_Dataset content_.
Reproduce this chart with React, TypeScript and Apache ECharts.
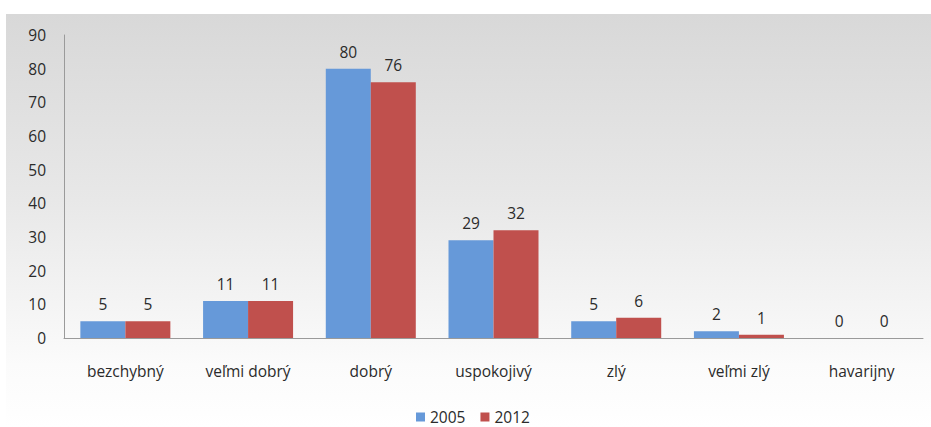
import React, { useEffect, useRef } from "react";
import * as echarts from "echarts";

const categories = ["bezchybný", "veľmi dobrý", "dobrý", "uspokojivý", "zlý", "veľmi zlý", "havarijny"];
const values2005 = [5, 11, 80, 29, 5, 2, 0];
const values2012 = [5, 11, 76, 32, 6, 1, 0];
const yTicks = { min: 0, max: 90, interval: 10 };

const FONT = "'Open Sans', 'DejaVu Sans', sans-serif";
const TEXT = "#2b2b2b";
const SIZE = 15.5;

export default function App() {
  const ref = useRef<HTMLDivElement>(null);

  useEffect(() => {
    if (!ref.current) return;
    const chart = echarts.init(ref.current, undefined, { renderer: "svg" });
    const label = {
      show: true,
      position: "top" as const,
      distance: 9,
      fontFamily: FONT,
      fontSize: SIZE,
      color: TEXT,
    };
    chart.setOption({
      animation: false,
      backgroundColor: "transparent",
      textStyle: { fontFamily: FONT },
      grid: { left: 64, right: 8, top: 35, bottom: 89, containLabel: false },
      legend: {
        top: 409,
        left: 416,
        padding: 0,
        itemWidth: 9,
        itemHeight: 9,
        itemGap: 15,
        icon: "rect",
        textStyle: { fontFamily: FONT, fontSize: SIZE, color: TEXT },
        data: ["2005", "2012"],
      },
      xAxis: {
        type: "category",
        data: categories,
        axisLine: { lineStyle: { color: "#9a9a9a", width: 1 } },
        axisTick: { show: false },
        axisLabel: { fontFamily: FONT, fontSize: SIZE, color: TEXT, margin: 25 },
      },
      yAxis: {
        type: "value",
        min: yTicks.min,
        max: yTicks.max,
        interval: yTicks.interval,
        axisLine: { show: true, lineStyle: { color: "#9a9a9a", width: 1 } },
        axisTick: { show: false },
        splitLine: { show: false },
        axisLabel: { fontFamily: FONT, fontSize: SIZE, color: TEXT, margin: 18 },
      },
      series: [
        {
          name: "2005",
          type: "bar",
          data: values2005,
          barWidth: 45,
          barGap: "0%",
          itemStyle: { color: "#6699d9" },
          label,
        },
        {
          name: "2012",
          type: "bar",
          data: values2012,
          barWidth: 45,
          barGap: "0%",
          itemStyle: { color: "#c0504d" },
          label,
        },
      ],
    });
    return () => chart.dispose();
  }, []);

  return (
    <div style={{ position: "fixed", left: 0, top: 0, width: 931, height: 427, background: "#ffffff" }}>
      <div
        style={{
          position: "absolute",
          left: 6,
          top: 14,
          width: 925,
          height: 413,
          background: "linear-gradient(to bottom, #d8d8d8 0%, #e8e8e8 45%, #fbfbfb 85%, #ffffff 100%)",
        }}
      />
      <div ref={ref} style={{ position: "absolute", left: 0, top: 0, width: 931, height: 427 }} />
    </div>
  );
}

_Task instructions_.
Reproduce all of the material above word for word. Omit the pictures.

_Correct answer_.
Reproduce this chart with React, TypeScript and Apache ECharts.
import React, { useEffect, useRef } from "react";
import * as echarts from "echarts";

const categories = ["bezchybný", "veľmi dobrý", "dobrý", "uspokojivý", "zlý", "veľmi zlý", "havarijny"];
const values2005 = [5, 11, 80, 29, 5, 2, 0];
const values2012 = [5, 11, 76, 32, 6, 1, 0];
const yTicks = { min: 0, max: 90, interval: 10 };

const FONT = "'Open Sans', 'DejaVu Sans', sans-serif";
const TEXT = "#2b2b2b";
const SIZE = 15.5;

export default function App() {
  const ref = useRef<HTMLDivElement>(null);

  useEffect(() => {
    if (!ref.current) return;
    const chart = echarts.init(ref.current, undefined, { renderer: "svg" });
    const label = {
      show: true,
      position: "top" as const,
      distance: 9,
      fontFamily: FONT,
      fontSize: SIZE,
      color: TEXT,
    };
    chart.setOption({
      animation: false,
      backgroundColor: "transparent",
      textStyle: { fontFamily: FONT },
      grid: { left: 64, right: 8, top: 35, bottom: 89, containLabel: false },
      legend: {
        top: 409,
        left: 416,
        padding: 0,
        itemWidth: 9,
        itemHeight: 9,
        itemGap: 15,
        icon: "rect",
        textStyle: { fontFamily: FONT, fontSize: SIZE, color: TEXT },
        data: ["2005", "2012"],
      },
      xAxis: {
        type: "category",
        data: categories,
        axisLine: { lineStyle: { color: "#9a9a9a", width: 1 } },
        axisTick: { show: false },
        axisLabel: { fontFamily: FONT, fontSize: SIZE, color: TEXT, margin: 25 },
      },
      yAxis: {
        type: "value",
        min: yTicks.min,
        max: yTicks.max,
        interval: yTicks.interval,
        axisLine: { show: true, lineStyle: { color: "#9a9a9a", width: 1 } },
        axisTick: { show: false },
        splitLine: { show: false },
        axisLabel: { fontFamily: FONT, fontSize: SIZE, color: TEXT, margin: 18 },
      },
      series: [
        {
          name: "2005",
          type: "bar",
          data: values2005,
          barWidth: 45,
          barGap: "0%",
          itemStyle: { color: "#6699d9" },
          label,
        },
        {
          name: "2012",
          type: "bar",
          data: values2012,
          barWidth: 45,
          barGap: "0%",
          itemStyle: { color: "#c0504d" },
          label,
        },
      ],
    });
    return () => chart.dispose();
  }, []);

  return (
    <div style={{ position: "fixed", left: 0, top: 0, width: 931, height: 427, background: "#ffffff" }}>
      <div
        style={{
          position: "absolute",
          left: 6,
          top: 14,
          width: 925,
          height: 413,
          background: "linear-gradient(to bottom, #d8d8d8 0%, #e8e8e8 45%, #fbfbfb 85%, #ffffff 100%)",
        }}
      />
      <div ref={ref} style={{ position: "absolute", left: 0, top: 0, width: 931, height: 427 }} />
    </div>
  );
}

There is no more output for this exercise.